4) Credit is primarily for personal, family or household purposes
What is the definition of business day?
any day on which the creditor’s offices are open to the public for carrying out substantially all business functions. It means all calendar days except Sundays and legal public holidays.
What is the definition of dwelling?
a residential structure that contains 1 to 4 unites whether or not the structure is attached to real property.
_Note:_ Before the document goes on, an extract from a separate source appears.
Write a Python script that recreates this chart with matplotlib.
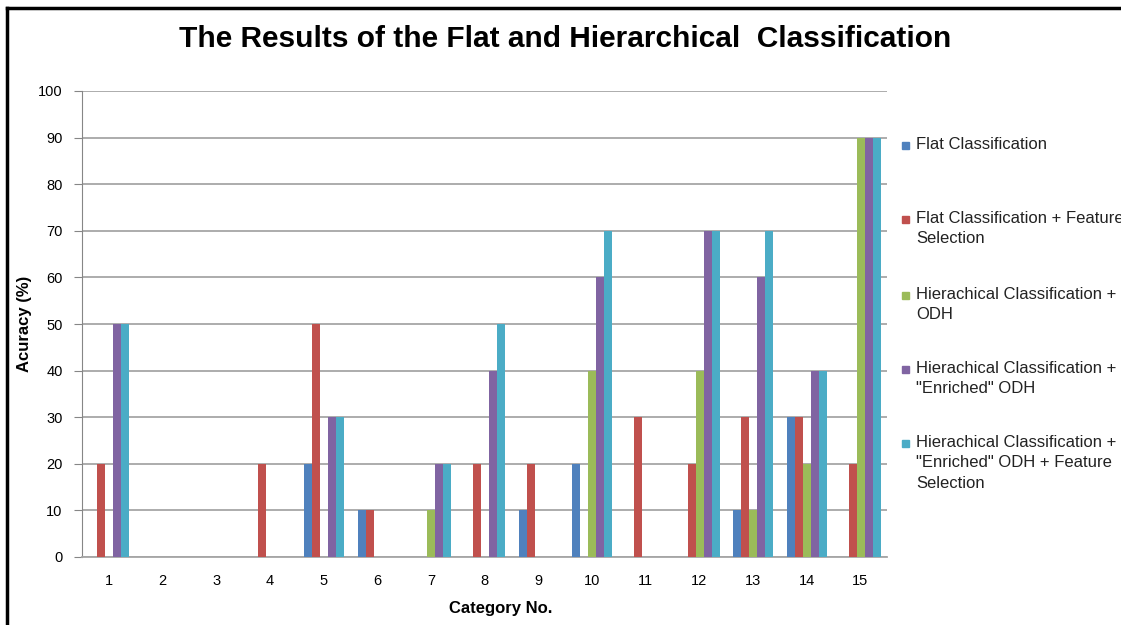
import matplotlib
matplotlib.use("Agg")
import matplotlib.pyplot as plt
from matplotlib.patches import Rectangle
from matplotlib.lines import Line2D
import numpy as np

# accuracy (%) per category for each method
categories = list(range(1, 16))
flat = [0, 0, 0, 0, 20, 10, 0, 0, 10, 20, 0, 0, 10, 30, 0]
flat_fs = [20, 0, 0, 20, 50, 10, 0, 20, 20, 0, 30, 20, 30, 30, 20]
hier_odh = [0, 0, 0, 0, 0, 0, 10, 0, 0, 40, 0, 40, 10, 20, 90]
hier_enriched = [50, 0, 0, 0, 30, 0, 20, 40, 0, 60, 0, 70, 60, 40, 90]
hier_enriched_fs = [50, 0, 0, 0, 30, 0, 20, 50, 0, 70, 0, 70, 70, 40, 90]

labels = ["Flat Classification",
          "Flat Classification + Feature\nSelection",
          "Hierachical Classification +\nODH",
          "Hierachical Classification +\n\"Enriched\" ODH",
          "Hierachical Classification +\n\"Enriched\" ODH + Feature\nSelection"]
colors = ["#4F81BD", "#C0504D", "#9BBB59", "#8064A2", "#4BACC6"]
series = [flat, flat_fs, hier_odh, hier_enriched, hier_enriched_fs]

plt.rcParams['font.family'] = ['Liberation Sans', 'DejaVu Sans']

W, H = 1121, 625
fig = plt.figure(figsize=(W / 100, H / 100), dpi=100)
ax = fig.add_axes([82 / W, 1 - 557 / H, (887 - 82) / W, (557 - 91) / H])

x = np.array(categories)
width = 0.15
for i, (vals, col) in enumerate(zip(series, colors)):
    ax.bar(x + (i - 2) * width + 0.01, vals, width, color=col, zorder=3)

ax.set_xlim(0.5, 15.5)
ax.set_ylim(0, 100)
ax.set_yticks(range(0, 101, 10))
ax.set_xticks(categories)
ax.yaxis.grid(True, color="#A6A6A6", linewidth=1.3, zorder=0)
for s in ["top", "right"]:
    ax.spines[s].set_visible(False)
ax.spines["left"].set_color("#868686")
ax.spines["bottom"].set_color("#A6A6A6")
ax.spines["bottom"].set_linewidth(1.3)
ax.tick_params(axis="y", length=6, color="#868686", labelsize=10.5, pad=8)
ax.tick_params(axis="x", length=0, labelsize=10.5, pad=12)

ax.set_xlabel("Category No.", fontsize=12, fontweight="bold")
ax.xaxis.set_label_coords(0.52, -0.095)
ax.set_ylabel("Acuracy (%)", fontsize=12, fontweight="bold")
ax.yaxis.set_label_coords(-0.062, 0.5)

fig.text(0.504, 1 - 39 / H, "The Results of the Flat and Hierarchical  Classification",
         ha="center", va="center", fontsize=21.5, fontweight="bold")

# legend drawn by hand so the marker lines up with the first text line
leg_y = [146, 220, 296, 370, 444]
for lab, col, yy in zip(labels, colors, leg_y):
    fig.patches.append(Rectangle((902 / W, 1 - (yy + 3) / H), 7 / W, 7 / H,
                                 transform=fig.transFigure, color=col))
    fig.text(916 / W, 1 - (yy - 9) / H, lab, ha="left", va="top",
             fontsize=12, linespacing=1.45, color="#222222")

# outer frame on left and top
fig.add_artist(Line2D([7 / W, 7 / W], [0, 1 - 8 / H], color="black", lw=2.5,
                      transform=fig.transFigure))
fig.add_artist(Line2D([7 / W, 1], [1 - 8 / H, 1 - 8 / H], color="black", lw=2.5,
                      transform=fig.transFigure))

fig.savefig("out.png", dpi=100)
It includes an individual condo unit, cooperative unit, mobile home or trailer, if used as a residence.
What is the definition of a residential mortgage transaction?
A transaction in which a mortgage, deed of trust, purchase money security interest arising under an installment sales contract, or equivalent consensual security interest is created or retained in the consumer’s principal dwelling to finance the acquisition or initial construction of that dwelling.
Define finance charge.
the cost of credit as a dollar amount
Define APR
a measure of the cost of credit, expressed as a yearly rate.
What is included in a finance charge?
Fees paid to 3rd parties if the creditor requires the use of a particular third party or retains a portion of the third-party charge.
What is NOT included in a finance charge?
Any fees of the type that are payable in a comparable cash transaction, such as taxes.
What fees are included in the APR?
1) PMI
2) Discount points and mortgage broker fees
3) Origination fees
4) processing fees
5) underwriting fees
Which fees are NOT included in the APR as they are in the calculation of the finance charge?
1) title fees
2) escrow fees
3) notary fees
4) appraisal and credit report fees
5) document preparation fees
What is a three-year rescission period?
It’s available to a borrower who did not receive a notice of the right to rescind or accurate Truth In Lending disclosures at the time that he/she entered an agreement for a mortgage loan.
What must the Notice of the Right to Rescind include?
1) creditor’s retention or acquisition of a security interest in the consumer’s principal dwelling
2) consumer’s right to rescind
3) instructions on how to exercise the right to rescind, including a form to use, stating the lender’s business address
4) date that the right of rescission expires
5) a description of the effects of rescission for the consumer
What does HOEPA stand for? What was it enacted?
The Homeownership and Equity Protection Act. 1994
Why was HOEPA put in place?
It creates protections under TILA for loans with high interest rates and high fees and refers to these loans as “high cost mortgages.” It discourages transactions and abuses in the subprime lending market.